Wade Guyton and Kelley Walker have created a multicolored set of mattresses, all titled “Mattress.” A chain-link fence traps two walls made of concrete bricks, each featuring a smiling bear cartoon, cordoning off the center of the gallery; this is Kathryn Andrews’ piece “Friends and Lovers.” A C.G.I. chimpanzee narrates Ed Atkin’s film “Even Pricks” located in a screening room adjacent to the main gallery. In this video, thumbs are inserted into ears and action movie previews are parodied.
Following the opening, artists Kathryn Andrews, Chris Bradley, Anna K.E., and Jack Lavender sat on a panel moderated by Walker to discuss assemblage, a type of art characterized by Andrews as the use and appropriation of the outside or pre-made in order to make something built and refined. “You strip the found and take from it what you want,” said Andrews.
Bradley’s pieces “Grease Face #3” and “#4” do just this. Faces are outlined by pushpins and plastic or by a bandsaw blade and framed by what seem to be the bottom halves of empty pizza boxes. There are visible lines where slices were cut from the pizzas, and speckles of the grease that once dripped from it. To my shock, Bradley told us that instead of using old Giordano’s boxes he created these boxes himself from steel and aluminum. “I want to learn the world through making,” he explained.
In Jack Lavender’s work “Hannah,” he attached fifteen seemingly random objects (including dried limes, sand in a bottle, and plastic peanuts) to crisscrossed and rusted steel rods, ignoring the readymade grid pattern in their arrangement. When asked about his reasons for choosing the media he works with, Lavender couldn’t explain exactly what it is that draws him to certain objects. “Something inside of them has a fetish quality,” Walker interjected.
This same explanation rings true for Anna K.E.’s sculpture “Lucky Weekend.” Her piece features white bathroom tiles with a brightly colored pyramid pattern of multi-shaped tiles on top, creating what she describes as a “pop art-ing of the minimalistic.” K.E. has a special connection to the media she uses: she was greatly influenced by the tile castles she visited with her grandmother in the former Soviet Union during her childhood. She also spoke of the relief bathrooms provided from social situations during her teenage years.

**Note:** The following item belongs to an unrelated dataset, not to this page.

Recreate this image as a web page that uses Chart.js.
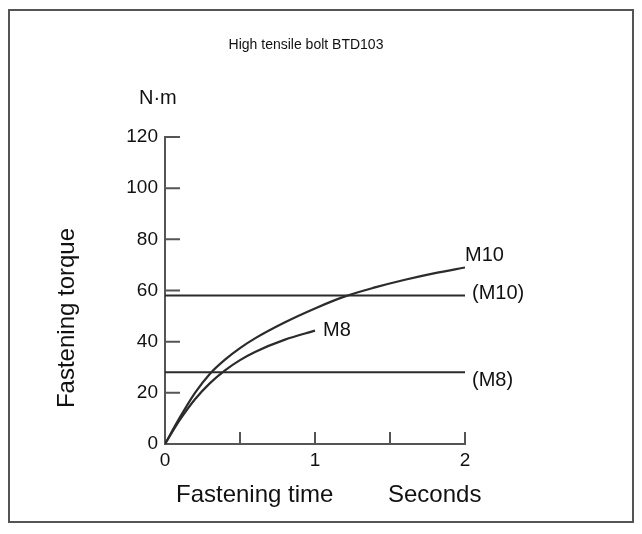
<!DOCTYPE html>
<html>
<head>
<meta charset="utf-8">
<script src="https://cdn.jsdelivr.net/npm/chart.js@4"></script>
<style>
  html, body { margin: 0; padding: 0; background: #fff; }
  canvas { display: block; }
</style>
</head>
<body>
<canvas id="torqueChart" width="642" height="534"></canvas>
<script>
// values
const timeM10 = [0, 0.1, 0.2, 0.3, 0.4, 0.5, 0.6, 0.8, 1.0, 1.2, 1.4, 1.6, 1.8, 2.0];
const torqueM10 = [0, 10.5, 20, 27.5, 33, 37.5, 41.3, 47.6, 53, 57.7, 61.2, 64.2, 66.8, 69];
const timeM8 = [0, 0.1, 0.2, 0.3, 0.4, 0.5, 0.6, 0.8, 1.0];
const torqueM8 = [0, 9.5, 17.5, 23.8, 28.8, 32.8, 36, 40.8, 44.3];
const refRange = [0, 2];
const refM10 = 58;
const refM8 = 28;
const yTicks = [0, 20, 40, 60, 80, 100, 120];
const xTicks = [0, 0.5, 1, 1.5, 2];
const xTickLabels = { 0: '0', 1: '1', 2: '2' };

const FONT = '"Liberation Sans", Arial, sans-serif';
const INK = '#2b2b2b';
const AXIS = '#555';

function pairs(xs, ys) {
    return xs.map((x, i) => ({ x: x, y: ys[i] }));
}

const lineStyle = {
    borderColor: INK,
    borderWidth: 2.2,
    pointRadius: 0,
    fill: false
};

// frame, texts and inward tick marks
const decorations = {
    id: 'decorations',
    beforeDraw(chart) {
        const ctx = chart.ctx;
        ctx.save();
        ctx.fillStyle = '#fff';
        ctx.fillRect(0, 0, chart.width, chart.height);
        ctx.strokeStyle = AXIS;
        ctx.lineWidth = 2;
        ctx.strokeRect(9, 10, 624, 512);
        ctx.restore();
    },
    afterDraw(chart) {
        const ctx = chart.ctx;
        const x = chart.scales.x;
        const y = chart.scales.y;
        const left = x.getPixelForValue(0);
        const bottom = y.getPixelForValue(0);

        ctx.save();
        ctx.strokeStyle = AXIS;
        ctx.lineWidth = 2;
        ctx.beginPath();
        yTicks.forEach(v => {
            if (v === 0) return;
            const py = y.getPixelForValue(v);
            ctx.moveTo(left, py);
            ctx.lineTo(left + 15, py);
        });
        xTicks.forEach(v => {
            if (v === 0) return;
            const px = x.getPixelForValue(v);
            ctx.moveTo(px, bottom);
            ctx.lineTo(px, bottom - 12);
        });
        ctx.stroke();

        ctx.fillStyle = '#111';
        ctx.textBaseline = 'middle';

        ctx.font = '14px ' + FONT;
        ctx.textAlign = 'center';
        ctx.fillText('High tensile bolt BTD103', 306, 45);

        ctx.font = '20px ' + FONT;
        ctx.textAlign = 'left';
        ctx.fillText('N\u00b7m', 139, 98);

        ctx.font = '24px ' + FONT;
        ctx.fillText('Fastening time', 176, 495);
        ctx.fillText('Seconds', 388, 495);

        ctx.save();
        ctx.translate(67, 318);
        ctx.rotate(-Math.PI / 2);
        ctx.textAlign = 'center';
        ctx.fillText('Fastening torque', 0, 0);
        ctx.restore();

        ctx.font = '20px ' + FONT;
        ctx.textAlign = 'left';
        const endX = x.getPixelForValue(refRange[1]);
        ctx.fillText('M10', endX, y.getPixelForValue(torqueM10[torqueM10.length - 1]) - 12);
        ctx.fillText('(M10)', endX + 7, y.getPixelForValue(refM10) - 2);
        ctx.fillText('(M8)', endX + 7, y.getPixelForValue(refM8) + 8);
        ctx.fillText('M8', x.getPixelForValue(timeM8[timeM8.length - 1]) + 8,
            y.getPixelForValue(torqueM8[torqueM8.length - 1]));
        ctx.restore();
    }
};

new Chart(document.getElementById('torqueChart'), {
    type: 'line',
    data: {
        datasets: [
            { label: 'M10', data: pairs(timeM10, torqueM10), cubicInterpolationMode: 'monotone', ...lineStyle },
            { label: 'M8', data: pairs(timeM8, torqueM8), cubicInterpolationMode: 'monotone', ...lineStyle },
            { label: '(M10)', data: pairs(refRange, [refM10, refM10]), ...lineStyle, borderWidth: 2 },
            { label: '(M8)', data: pairs(refRange, [refM8, refM8]), ...lineStyle, borderWidth: 2 }
        ]
    },
    options: {
        responsive: false,
        animation: false,
        events: [],
        layout: {
            padding: { left: 0, top: 137, right: 177, bottom: 50 }
        },
        plugins: {
            legend: { display: false },
            tooltip: { enabled: false },
            title: { display: false }
        },
        scales: {
            x: {
                type: 'linear',
                min: 0,
                max: 2,
                afterFit: s => { s.height = 40; },
                afterBuildTicks: s => { s.ticks = xTicks.map(v => ({ value: v })); },
                border: { display: true, color: AXIS, width: 2 },
                grid: { display: true, drawOnChartArea: false, drawTicks: false },
                ticks: {
                    autoSkip: false,
                    maxRotation: 0,
                    padding: 5,
                    color: '#111',
                    font: { family: FONT, size: 19 },
                    callback: v => xTickLabels[v] !== undefined ? xTickLabels[v] : ''
                }
            },
            y: {
                type: 'linear',
                min: 0,
                max: 120,
                afterFit: s => { s.width = 165; },
                afterBuildTicks: s => { s.ticks = yTicks.map(v => ({ value: v })); },
                border: { display: true, color: AXIS, width: 2 },
                grid: { display: true, drawOnChartArea: false, drawTicks: false },
                ticks: {
                    padding: 7,
                    color: '#111',
                    font: { family: FONT, size: 19 },
                    callback: v => String(v)
                }
            }
        }
    },
    plugins: [decorations]
});
</script>
</body>
</html>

“Lucky Weekend” also features a poster that is covered up by a different poster every day, which K.E. describes as similar to the internet in its ephemerality and inability to be taken in completely. The back of the piece acts as a coat rack while displaying the metal tubing and wood that keeps the triangular prism-shaped sculpture standing. Through the collection of these readymade objects, something refreshing and expressive is created. The creation of these pieces doesn’t prompt them to speak directly to their audience—only interaction with the world allows for that. “Every damage becomes a history and a part of the body,” K.E. mused. “It becomes beautiful. It begins to breathe and communicate with you.”